STORED DATA

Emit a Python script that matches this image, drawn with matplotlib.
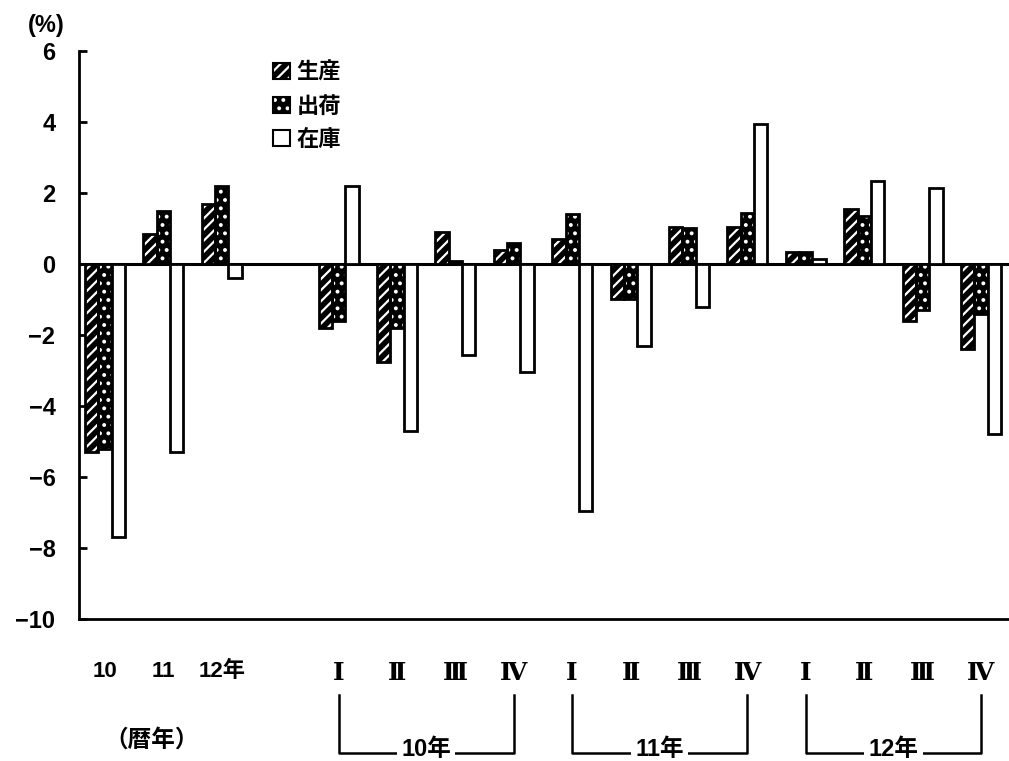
import matplotlib
matplotlib.use('Agg')
import matplotlib.pyplot as plt
import matplotlib.transforms as mtransforms
from matplotlib.patches import Patch
import numpy as np

plt.rcParams['font.family'] = ['Liberation Sans', 'Noto Sans CJK JP']
plt.rcParams['font.weight'] = 'bold'
plt.rcParams['hatch.linewidth'] = 1.6

# categories: 3 calendar years, then quarters of 10/11/12
labels = ['10', '11', '12年',
          'Ⅰ', 'Ⅱ', 'Ⅲ', 'Ⅳ',
          'Ⅰ', 'Ⅱ', 'Ⅲ', 'Ⅳ',
          'Ⅰ', 'Ⅱ', 'Ⅲ', 'Ⅳ']
years = ['10年', '11年', '12年']
series = ['生産', '出荷', '在庫']

seisan = [-5.3, 0.85, 1.7, -1.8, -2.75, 0.9, 0.4, 0.7, -1.0, 1.05, 1.05, 0.35, 1.55, -1.6, -2.4]
shukka = [-5.2, 1.5, 2.2, -1.6, -1.8, 0.08, 0.6, 1.4, -1.0, 1.0, 1.45, 0.35, 1.35, -1.3, -1.4]
zaiko = [-7.7, -5.3, -0.4, 2.2, -4.7, -2.55, -3.05, -6.95, -2.3, -1.2, 3.95, 0.15, 2.35, 2.15, -4.8]

# one empty slot between the annual and the quarterly part
x = np.r_[0:3, 4:16].astype(float)
w = 0.228

fig = plt.figure(figsize=(10.09, 7.61), dpi=100)
ax = fig.add_axes([0.0783, 0.1866, 0.9217, 0.7464])

ax.axhline(0, color='black', lw=2.2, zorder=1)

# 生産: white stripes on black
ax.bar(x - w, seisan, w, color='black', edgecolor='white', hatch='///', lw=0, zorder=2)
ax.bar(x - w, seisan, w, fill=False, edgecolor='black', lw=2, zorder=3)
# 出荷: white dots on black
ax.bar(x, shukka, w, color='black', edgecolor='white', hatch='..', lw=0, zorder=2)
ax.bar(x, shukka, w, fill=False, edgecolor='black', lw=2, zorder=3)
# 在庫: open bars
ax.bar(x + w, zaiko, w, color='white', edgecolor='black', lw=2, zorder=3)

ax.set_xlim(-0.445, 15.48)
ax.set_ylim(-10, 6)
ax.spines['top'].set_visible(False)
ax.spines['right'].set_visible(False)
ax.spines['left'].set_linewidth(2)
ax.spines['bottom'].set_linewidth(2)

ax.set_yticks(range(-10, 7, 2))
ax.tick_params(axis='y', direction='in', length=6, width=2, labelsize=17, pad=17)

ax.set_xticks(x, labels)
ax.tick_params(axis='x', length=0, pad=30, labelsize=16)
for t in ax.get_xticklabels()[3:]:
    t.set_family(['DejaVu Serif', 'Noto Sans CJK JP'])
    t.set_fontsize(18)

fig.text(0.046, 0.967, '(%)', ha='center', va='center', fontsize=17)

trans = mtransforms.blended_transform_factory(ax.transData, ax.transAxes)
ax.text(0.8, -0.213, '（暦年）', transform=trans, ha='center', va='center', fontsize=17)

# brackets under each year's quarters
for i, yr in enumerate(years):
    x0 = x[3 + 4 * i]
    x1 = x[6 + 4 * i]
    ax.plot([x0, x0, x1, x1], [-0.134, -0.236, -0.236, -0.134], color='black',
            lw=1.8, transform=trans, clip_on=False)
    ax.text((x0 + x1) / 2, -0.229, yr, transform=trans, ha='center', va='center',
            fontsize=17, bbox=dict(facecolor='white', edgecolor='none', pad=3))

handles = [
    (Patch(facecolor='black', edgecolor='white', hatch='///', lw=0),
     Patch(fill=False, edgecolor='black', lw=1.5)),
    (Patch(facecolor='black', edgecolor='white', hatch='..', lw=0),
     Patch(fill=False, edgecolor='black', lw=1.5)),
    Patch(facecolor='white', edgecolor='black', lw=1.5),
]
ax.legend(handles, series, loc='upper left', bbox_to_anchor=(0.209, 0.979),
          frameon=False, fontsize=16, handlelength=0.75, handleheight=0.75,
          handletextpad=0.3, labelspacing=0.56, borderpad=0, borderaxespad=0)

fig.savefig('out.png', dpi=100)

EXERCISE INSTRUCTIONS
Reproduce the data word for word, excluding its pictures.

IN RESPONSE
Emit a Python script that matches this image, drawn with matplotlib.
import matplotlib
matplotlib.use('Agg')
import matplotlib.pyplot as plt
import matplotlib.transforms as mtransforms
from matplotlib.patches import Patch
import numpy as np

plt.rcParams['font.family'] = ['Liberation Sans', 'Noto Sans CJK JP']
plt.rcParams['font.weight'] = 'bold'
plt.rcParams['hatch.linewidth'] = 1.6

# categories: 3 calendar years, then quarters of 10/11/12
labels = ['10', '11', '12年',
          'Ⅰ', 'Ⅱ', 'Ⅲ', 'Ⅳ',
          'Ⅰ', 'Ⅱ', 'Ⅲ', 'Ⅳ',
          'Ⅰ', 'Ⅱ', 'Ⅲ', 'Ⅳ']
years = ['10年', '11年', '12年']
series = ['生産', '出荷', '在庫']

seisan = [-5.3, 0.85, 1.7, -1.8, -2.75, 0.9, 0.4, 0.7, -1.0, 1.05, 1.05, 0.35, 1.55, -1.6, -2.4]
shukka = [-5.2, 1.5, 2.2, -1.6, -1.8, 0.08, 0.6, 1.4, -1.0, 1.0, 1.45, 0.35, 1.35, -1.3, -1.4]
zaiko = [-7.7, -5.3, -0.4, 2.2, -4.7, -2.55, -3.05, -6.95, -2.3, -1.2, 3.95, 0.15, 2.35, 2.15, -4.8]

# one empty slot between the annual and the quarterly part
x = np.r_[0:3, 4:16].astype(float)
w = 0.228

fig = plt.figure(figsize=(10.09, 7.61), dpi=100)
ax = fig.add_axes([0.0783, 0.1866, 0.9217, 0.7464])

ax.axhline(0, color='black', lw=2.2, zorder=1)

# 生産: white stripes on black
ax.bar(x - w, seisan, w, color='black', edgecolor='white', hatch='///', lw=0, zorder=2)
ax.bar(x - w, seisan, w, fill=False, edgecolor='black', lw=2, zorder=3)
# 出荷: white dots on black
ax.bar(x, shukka, w, color='black', edgecolor='white', hatch='..', lw=0, zorder=2)
ax.bar(x, shukka, w, fill=False, edgecolor='black', lw=2, zorder=3)
# 在庫: open bars
ax.bar(x + w, zaiko, w, color='white', edgecolor='black', lw=2, zorder=3)

ax.set_xlim(-0.445, 15.48)
ax.set_ylim(-10, 6)
ax.spines['top'].set_visible(False)
ax.spines['right'].set_visible(False)
ax.spines['left'].set_linewidth(2)
ax.spines['bottom'].set_linewidth(2)

ax.set_yticks(range(-10, 7, 2))
ax.tick_params(axis='y', direction='in', length=6, width=2, labelsize=17, pad=17)

ax.set_xticks(x, labels)
ax.tick_params(axis='x', length=0, pad=30, labelsize=16)
for t in ax.get_xticklabels()[3:]:
    t.set_family(['DejaVu Serif', 'Noto Sans CJK JP'])
    t.set_fontsize(18)

fig.text(0.046, 0.967, '(%)', ha='center', va='center', fontsize=17)

trans = mtransforms.blended_transform_factory(ax.transData, ax.transAxes)
ax.text(0.8, -0.213, '（暦年）', transform=trans, ha='center', va='center', fontsize=17)

# brackets under each year's quarters
for i, yr in enumerate(years):
    x0 = x[3 + 4 * i]
    x1 = x[6 + 4 * i]
    ax.plot([x0, x0, x1, x1], [-0.134, -0.236, -0.236, -0.134], color='black',
            lw=1.8, transform=trans, clip_on=False)
    ax.text((x0 + x1) / 2, -0.229, yr, transform=trans, ha='center', va='center',
            fontsize=17, bbox=dict(facecolor='white', edgecolor='none', pad=3))

handles = [
    (Patch(facecolor='black', edgecolor='white', hatch='///', lw=0),
     Patch(fill=False, edgecolor='black', lw=1.5)),
    (Patch(facecolor='black', edgecolor='white', hatch='..', lw=0),
     Patch(fill=False, edgecolor='black', lw=1.5)),
    Patch(facecolor='white', edgecolor='black', lw=1.5),
]
ax.legend(handles, series, loc='upper left', bbox_to_anchor=(0.209, 0.979),
          frameon=False, fontsize=16, handlelength=0.75, handleheight=0.75,
          handletextpad=0.3, labelspacing=0.56, borderpad=0, borderaxespad=0)

fig.savefig('out.png', dpi=100)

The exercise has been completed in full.